Anyone who found this article interesting should immediately read Justice Thomas's concurrence in McDonald v. Chicago, a gun control case wherein Thomas argues very persuasively that the right to bear arms was intended to be one of the "privileges" protected by the 14th Amendment, specifically aimed at giving newly freed slaves in the South the right to carry weapons to protect themselves from whites.I am a gun enthusiast, but I too have made that argument repeatedly here in this blog. I concur with Mr. Alexander - American jurisprudence would have been better had the "privileges and immunities" clause been resurrected.
https://supreme.justia.com/cases/federal/us/561/08-1521/concurrence2.html
I am by no means a gun enthusiast, but Thomas's concurrence makes some excellent points and had it been the majority opinion, American jurisprudence would have been the better for it. - John Marshall Alexander Jr.
From that concurrence:
I agree with the Court that the Fourteenth Amendment makes the right to keep and bear arms set forth in the Second Amendment "fully applicable to the States." I write separately because I believe there is a more straightforward path to this conclusion, one that is more faithful to the Fourteenth Amendment’s text and history.Which is what Alan Gura argued for and was told to shut up about by people on our side. But the Court dodged the opportunity, not (I believe) wanting to upset the mountain of bad law that a century of stare decisis has created.

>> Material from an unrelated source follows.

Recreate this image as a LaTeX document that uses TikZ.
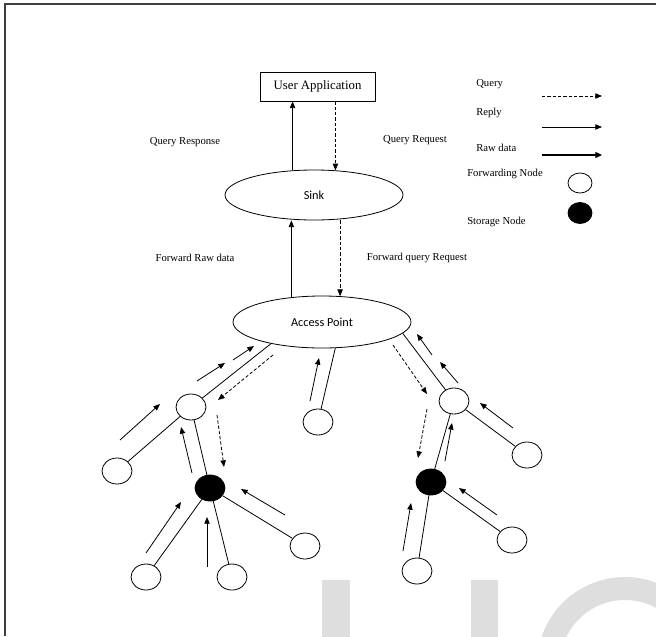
\documentclass[tikz,border=0pt]{standalone}
\usepackage{fontspec}
\setmainfont{Liberation Serif}
\newfontfamily\calib{Carlito}
\usetikzlibrary{shapes.geometric,arrows.meta,calc}
\definecolor{wm}{HTML}{DEDEDE}
\begin{document}
\begin{tikzpicture}[x=0.75pt,y=-0.75pt,
  lab/.style={font=\fontsize{8}{9}\selectfont, inner sep=0},
  fwd/.style={ellipse, draw, line width=0.6pt, minimum width=22.5pt, minimum height=19.5pt, inner sep=0},
  sto/.style={fwd, fill=black},
  edge/.style={line width=0.6pt},
  reply/.style={line width=0.6pt, -{Triangle[length=5pt,width=4pt]}},
  rawd/.style={line width=0.9pt, -{Triangle[length=5pt,width=4.5pt]}},
  query/.style={reply, dash pattern=on 2.5pt off 1.5pt},
  bigell/.style={ellipse, draw, line width=0.6pt, inner sep=0, font=\calib\fontsize{9.2}{11}\selectfont},
]
\useasboundingbox (0,0) rectangle (656,636);
% watermark
\begin{scope}
\clip (0,0) rectangle (656,636);
\fill[wm] (322,580) rectangle (350,640);
\fill[wm] (471,580) rectangle (498,640);
\fill[wm, even odd rule] (625,665) circle[radius=88] (625,665) circle[radius=65];
\end{scope}
% frame
\draw[line width=1.5pt, black!75] (4.5,636) -- (4.5,3.5) -- (656,3.5);

% main nodes
\node[draw, line width=0.6pt, minimum width=86.25pt, minimum height=21.75pt, inner sep=0,
      font=\fontsize{9.6}{11}\selectfont] (ua) at (317.5,86.5) {User Application};
\node[bigell, minimum width=133.5pt, minimum height=37.5pt] (sink) at (314,195) {Sink};
\node[bigell, minimum width=133.5pt, minimum height=39pt] (ap) at (322,322) {Access Point};

\draw[reply] (sink.131) -- (sink.131 |- ua.south);
\draw[query] (sink.49 |- ua.south) -- (sink.49);
\draw[reply] (ap.141) -- (ap.141 |- sink.south);
\draw[query] (ap.55 |- sink.south) -- (ap.55);

\node[lab] (qresp) at (185,142) {Query Response};
\node[lab] (qreq) at (415,140) {Query Request};
\node[lab] (frd) at (195,258) {Forward Raw data};
\node[lab] (fqr) at (417,258) {Forward query Request};

% legend
\node[lab, anchor=west] (lq) at (476,84) {Query};
\node[lab, anchor=west] (lr) at (476,113) {Reply};
\node[lab, anchor=west] (lraw) at (476,148) {Raw data};
\node[lab, anchor=west] (lfn) at (467,174) {Forwarding Node};
\node[lab, anchor=west] (lsn) at (467,222) {Storage Node};
\coordinate (lqt) at (542,96);  \coordinate (lqh) at (602,96);
\coordinate (lrt) at (542,127); \coordinate (lrh) at (602,127);
\coordinate (lwt) at (542,155); \coordinate (lwh) at (602,155);
\draw[query] (lqt) -- (lqh);
\draw[reply] (lrt) -- (lrh);
\draw[rawd] (lwt) -- (lwh);
\node[fwd, minimum width=18pt, minimum height=15pt] (lf) at (580,183) {};
\node[sto, minimum width=18pt, minimum height=15.75pt] (ls) at (580,213) {};

% tree nodes
\node[fwd] (f1) at (191,407) {};
\node[fwd] (f2) at (117,471) {};
\node[sto] (s1) at (210,488) {};
\node[fwd] (f3) at (318,422) {};
\node[fwd] (l1) at (146,577) {};
\node[fwd] (l2) at (232,577) {};
\node[fwd] (l3) at (305,546) {};
\node[fwd] (f4) at (454,401) {};
\node[fwd] (f5) at (527,455) {};
\node[sto] (s2) at (431,482) {};
\node[fwd] (f6) at (512,540) {};
\node[fwd] (f7) at (417,571) {};

\draw[edge] (ap.203) -- (f1);
\draw[edge] (f1) -- (f2);
\draw[edge] (f1) -- (s1);
\draw[edge] (ap.-63) -- (f3);
\draw[edge] (s1) -- (l1);
\draw[edge] (s1) -- (l2);
\draw[edge] (s1) -- (l3);
\draw[edge] (ap.-8) -- (f4);
\draw[edge] (f4) -- (f5);
\draw[edge] (f4) -- (s2);
\draw[edge] (s2) -- (f6);
\draw[edge] (s2) -- (f7);

% flow arrows
\coordinate (a1t) at (197,381); \coordinate (a1h) at (225,363);
\coordinate (a2t) at (233,360); \coordinate (a2h) at (254,346);
\coordinate (d1t) at (273,355); \coordinate (d1h) at (218,400);
\coordinate (a3t) at (120,440); \coordinate (a3h) at (160,404);
\coordinate (a4t) at (192,473); \coordinate (a4h) at (181,427);
\coordinate (d2t) at (217,415); \coordinate (d2h) at (224,467);
\coordinate (a5t) at (310,401); \coordinate (a5h) at (319,358);
\coordinate (a6t) at (146,553); \coordinate (a6h) at (181,502);
\coordinate (a7t) at (207,567); \coordinate (a7h) at (207,517);
\coordinate (a8t) at (285,515); \coordinate (a8h) at (241,489);
\coordinate (a9t) at (458,383); \coordinate (a9h) at (440,362);
\coordinate (a10t) at (432,355); \coordinate (a10h) at (417,334);
\coordinate (d3t) at (393,345); \coordinate (d3h) at (427,394);
\coordinate (a11t) at (513,428); \coordinate (a11h) at (480,403);
\coordinate (a12t) at (445,461); \coordinate (a12h) at (452,423);
\coordinate (d4t) at (427,409); \coordinate (d4h) at (418,458);
\coordinate (a13t) at (497,515); \coordinate (a13h) at (459,488);
\coordinate (a14t) at (403,551); \coordinate (a14h) at (411,503);

\foreach \n in {a1,a2,a3,a4,a5,a6,a7,a8,a9,a10,a11,a12,a13,a14}
  \draw[reply] (\n t) -- (\n h);
\foreach \n in {d1,d2,d3,d4}
  \draw[query] (\n t) -- (\n h);
\end{tikzpicture}
\end{document}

Applying what is now a well-settled test, the plurality opinion concludes that the right to keep and bear arms applies to the States through the Fourteenth Amendment's Due Process Clause because it is "fundamental" to the American "scheme of ordered liberty," and " 'deeply rooted in this Nation's history and tradition,' ". I agree with that description of the right. But I cannot agree that it is enforceable against the States through a clause that speaks only to "process." Instead, the right to keep and bear arms is a privilege of American citizenship that applies to the States through the Fourteenth Amendment's Privileges or Immunities Clause.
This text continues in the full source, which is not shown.